BOE Weighs Opening its Stimulus Toolbox as Economists SplitSvenja O’Donnell
Bank of England policy makers will today consider restarting asset purchases and a range of other measures as they redouble efforts to revive Britain’s economy.
While a majority of economists predict no change in the 375 billion-pound ($564 billion) quantitative-easing target, 11 out of 39 surveyed by Bloomberg News forecast an increase. The division reflects uncertainty prompted by last month’s split on the Monetary Policy Committee, when Governor Mervyn King and two others were defeated in a push for a 25 billion-pound expansion.
That vote and a series of comments since the last meeting have created suspense on the next move as officials consider how to help an economy that’s barely grown in the past two years. With incoming governor Mark Carney suggesting that policy isn’t yet “maxed out,” Deputy Governor Paul Tucker has said he wants to discuss negative interest rates and Markets Director Paul Fisher raised the idea of a prolonged period of bond buying.
“A majority of the MPC have reached the point where they agree that the economy needs more stimulus,” said Michael Saunders, chief western Europe economist at Citigroup Inc. in London, who predicts a vote to restart bond purchases. “Now they have to agree on how to do it.”
The BOE will also keep its key interest rate at a record low of 0.5 percent, according to another survey. It will announce its decisions at noon in London.
The pound declined to as low as $1.4967 before the announcement, the weakest since July 13, 2010. It traded at $1.4995 as of 9:07 a.m. in London.
At their last meeting, the MPC discussed cutting the key interest rate from 0.5 percent, purchasing assets other than gilts and changing the remuneration on bank reserves. While Deputy Governor Charles Bean said talk of negative interest rates is part of “blue-skies thinking,” the broadening MPC discussion has raised expectations that more stimulus is coming.
“They’ve got themselves in a bit of a corner,” said David Tinsley, an economist at BNP Paribas SA in London and a former BOE official. “They’ve done nothing to roll back on the expectation in the market that more easing is coming. It’s turned the meeting into a bit of an event risk.”
King said yesterday that results from the Funding for Lending Scheme, introduced last summer, were “disappointing.” Data this week showed lending by Lloyds Banking Group Plc and Banco Santander SA fell in the fourth quarter.
The BOE has forecast “weak” growth in the near term, and recent reports have failed to fully dispel concerns the economy is heading for a triple-dip recession. While services growth accelerated in February, manufacturing and construction contracted. U.K. tour operator Thomas Cook Group Plc said yesterday it plans to cut 2,500 jobs and shut almost 200 stores.
The economy is also under pressure from Chancellor of the Exchequer George Osborne’s austerity measures. He pledged to press on with his budget plans after Moody’s Investors Service stripped Britain of its top credit rating last month.

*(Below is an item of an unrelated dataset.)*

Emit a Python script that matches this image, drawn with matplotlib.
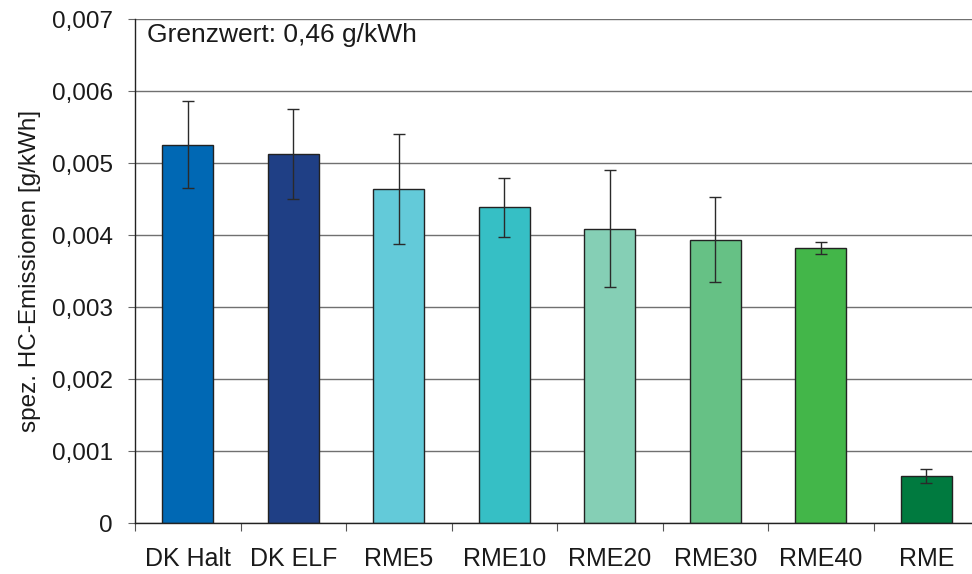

Separately, the ECB will keep its key rate at a record-low 0.75 percent, according to 56 of 61 economists surveyed by Bloomberg. Five predict a reduction to 0.5 percent. The ECB will announce its decision at 1:45 p.m. in Frankfurt and President Mario Draghi holds a press conference 45 minutes later.
In Ottawa yesterday, Carney’s Bank of Canada kept its benchmark at 1 percent and softened language about tighter policy for the second meeting in a row, saying inflation will “remain low in the near term.”
That’s in contrast to the situation Carney will inherit in July in the U.K., where inflation may remain above the BOE’s 2 percent target for the next two years. MPC members have said they will “look through” the price surge to aid the economy.
The U.K. Treasury said Osborne will consider the BOE’s inflation target as he does every year, as policy makers debate an overhaul of central bank’s remit. The Financial Times said today Osborne may announce a change to the existing monetary framework in his budget on March 20. A Treasury spokesman played down the report, saying it is no more than a reflection of the public debate on the subject.
The BOE will also announce today what bonds it plans to buy with the 6.6 billion pounds it will get from the redemption of the March 2013 gilt. It announced it would reinvest the funds after its meeting last month.
Among economists forecasting more stimulus today, Saunders predicts a 25 billion-pound increase in QE. He sees purchases rising to 450 billion pounds this year and the introduction of new measures by the BOE in the coming months.
Brian Hilliard, chief U.K. economist at Societe Generale in London, said looser policy won’t happen today and it may take a change in leadership to spark sweeping new tools.
“If we’re looking at radical options, I don’t think they’re going to be seriously considered until Carney arrives,” he said. “The question is what you do in the meantime and what you do is QE. More easing is likely before long.”